In the latest of Stewart’s three classic books, she fully articulates the model with which she is most closely associated. She suggested that management effectiveness arises from dealing well with demands and constraints, and, as a result, making good choices.

Demands, Constraints, & Choices - Rosemary Stewart

Demands, Constraints, & Choices – Rosemary Stewart

The diagram sums up 15 years of Stewart’s research.

Demands

Demands on a manager set out what they must do; their responsibilities or duties. But they also  include the demands we make upon ourselves, alongside those imposed by your organisation, manager, peers, and external players, like customers, suppliers and other stakeholders.

Constraints

These are the factors that will also limit a manager’s scope for choices. If anything, they have grown in number since Stewart originally wrote her list. Whilst we arguably have more technology choices, and more choices of where to outsource work to, she did not account these as constraints. Rather, using the one technology available, in the one location it was sited was something she took as a given.

Choices

What everyone in a creative role knows is that constraints don’t just limit choices, they make them clear and give us scope for innovation. But managers do have a lot of freedom about how they work with the resources they have. How well you exercise these choices will dictate your performance as a manager.

Starting in Management

The Management Pocketbooks Pocket Correspondence Course

This is part of an extended management course. You can dip into it, or follow the course from the start. If you do that, you may want a course notebook, for the exercises and any notes you want to make.


Beginning a career in management can throw the best of us.  You are probably excellent at the job you have just finished and, whilst you will still need some of your technical skills, they will play a far lesser role in determining your success.  You will naturally feel a draw towards the security and comfort of burying yourself in the technical aspects of your role, but almost certainly, this will be a mistake.  Your role is management and managing should now occupy the bulk of your time.

So, what are some of the things you will need to focus on now?
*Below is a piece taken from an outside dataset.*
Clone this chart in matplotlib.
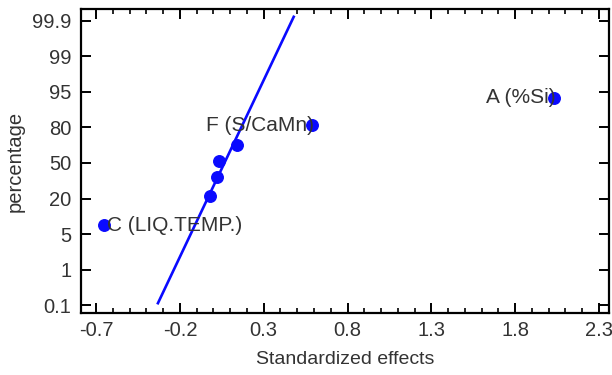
import matplotlib
matplotlib.use("Agg")
import matplotlib.pyplot as plt
from matplotlib.ticker import MultipleLocator

plt.rcParams['font.family'] = ['Liberation Sans', 'DejaVu Sans']

# percentage tick labels (evenly spaced rank positions on the plot)
pct_labels = ["0.1", "1", "5", "20", "50", "80", "95", "99", "99.9"]
pct_pos = list(range(len(pct_labels)))

# standardized effects and their plotted positions (in tick units)
effects = [-0.652, -0.021, 0.02, 0.032, 0.139, 0.586, 2.03]
positions = [2.25, 3.07, 3.6, 4.06, 4.5, 5.06, 5.83]

# labelled effects
labels = ["C (LIQ.TEMP.)", "F (S/CaMn)", "A (%Si)"]
label_x = [-0.652, 0.586, 2.03]
label_y = [2.25, 5.06, 5.83]
label_ha = ["left", "right", "right"]

# reference line ends
line_x = [-0.331, 0.479]
line_y = [0.056, 8.11]

xticks = [-0.7, -0.2, 0.3, 0.8, 1.3, 1.8, 2.3]

blue = "#0a0aff"
txt = "#333333"

fig = plt.figure(figsize=(6.12, 3.75), dpi=100)
ax = fig.add_axes([81 / 612, 1 - 313 / 375, 528 / 612, 304 / 375])

ax.plot(line_x, line_y, color=blue, lw=1.9, zorder=2)
ax.plot(effects, positions, "o", color=blue, ms=8.3, zorder=3)

for t, x, y, ha in zip(labels, label_x, label_y, label_ha):
    ax.text(x + (0.018 if ha == "left" else 0.012), y, t, ha=ha, va="center",
            fontsize=15, color=txt, zorder=4)

ax.set_xlim(-0.79, 2.36)
ax.set_ylim(-0.22, 8.33)
ax.set_xticks(xticks)
ax.set_xticklabels([f"{v:g}" for v in xticks])
ax.xaxis.set_minor_locator(MultipleLocator(0.1))
ax.set_yticks(pct_pos)
ax.set_yticklabels(pct_labels)

ax.tick_params(axis="both", which="major", direction="in", top=True, right=True,
               length=7, width=1.4, labelsize=14.5, labelcolor=txt)
ax.tick_params(axis="y", which="major", pad=7)
ax.tick_params(axis="x", which="major", pad=6)
ax.tick_params(axis="x", which="minor", direction="in", top=True, length=3.5, width=1.2)
for s in ax.spines.values():
    s.set_linewidth(1.6)

ax.set_xlabel("Standardized effects", fontsize=14, color=txt, labelpad=8)
ax.set_ylabel("percentage", fontsize=14.5, color=txt, labelpad=5)

fig.savefig("out.png", dpi=100)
  • supporting and motivating your staff
  • setting expectations and assessing performance
  • giving recognition for achievement and corrections for errors
  • planning and preparing at increasingly strategic levels
  • maintaining an environment where your team can succeed
  • securing the resources your team needs – including new members
  • training and developing team members
  • reporting on progress and on setbacks
  • negotiating for opportunities, resources and funding
  • financial and personnel management

Exercise: Understand your Management Responsibilities

Using this checklist, speak with your boss and with your new peers to get a clear idea of what your roles are and also how you are likely to need to split your time among them.  Understand:

  • which are most important to your and your team’s success?
  • which are most time-consuming?
  • where are the pitfalls?
  • what are the annual cycles and how will the balance of priorities shift through the year?

What First?

As a manager, your role will be to manage resources: usually people, but sometimes materials or assets.

Step 1: Your first priority is to understand those resources: meet the people, inventory the stock and survey the assets.  As you do, make notes to help you remember what is important.

Step 2: When you have finished, write yourself a readiness memo, titled: ‘An analysis of the resources at my disposal and their fitness for the task at hand’.  You may want to conduct a SWOT analysis to help you with this.

Readiness Memo

Step 3: Next, use this as the basis for drawing up a two to three month plan of action.  At best, it will focus on stabilisation and incremental improvement.  At worst, it may need to be a turnaround plan.

Step 4: When you have done this, file your memo securely, where nobody else can access it or, better still, destroy it.  It will likely contain frank opinions about the people on your team that you will not want to become public.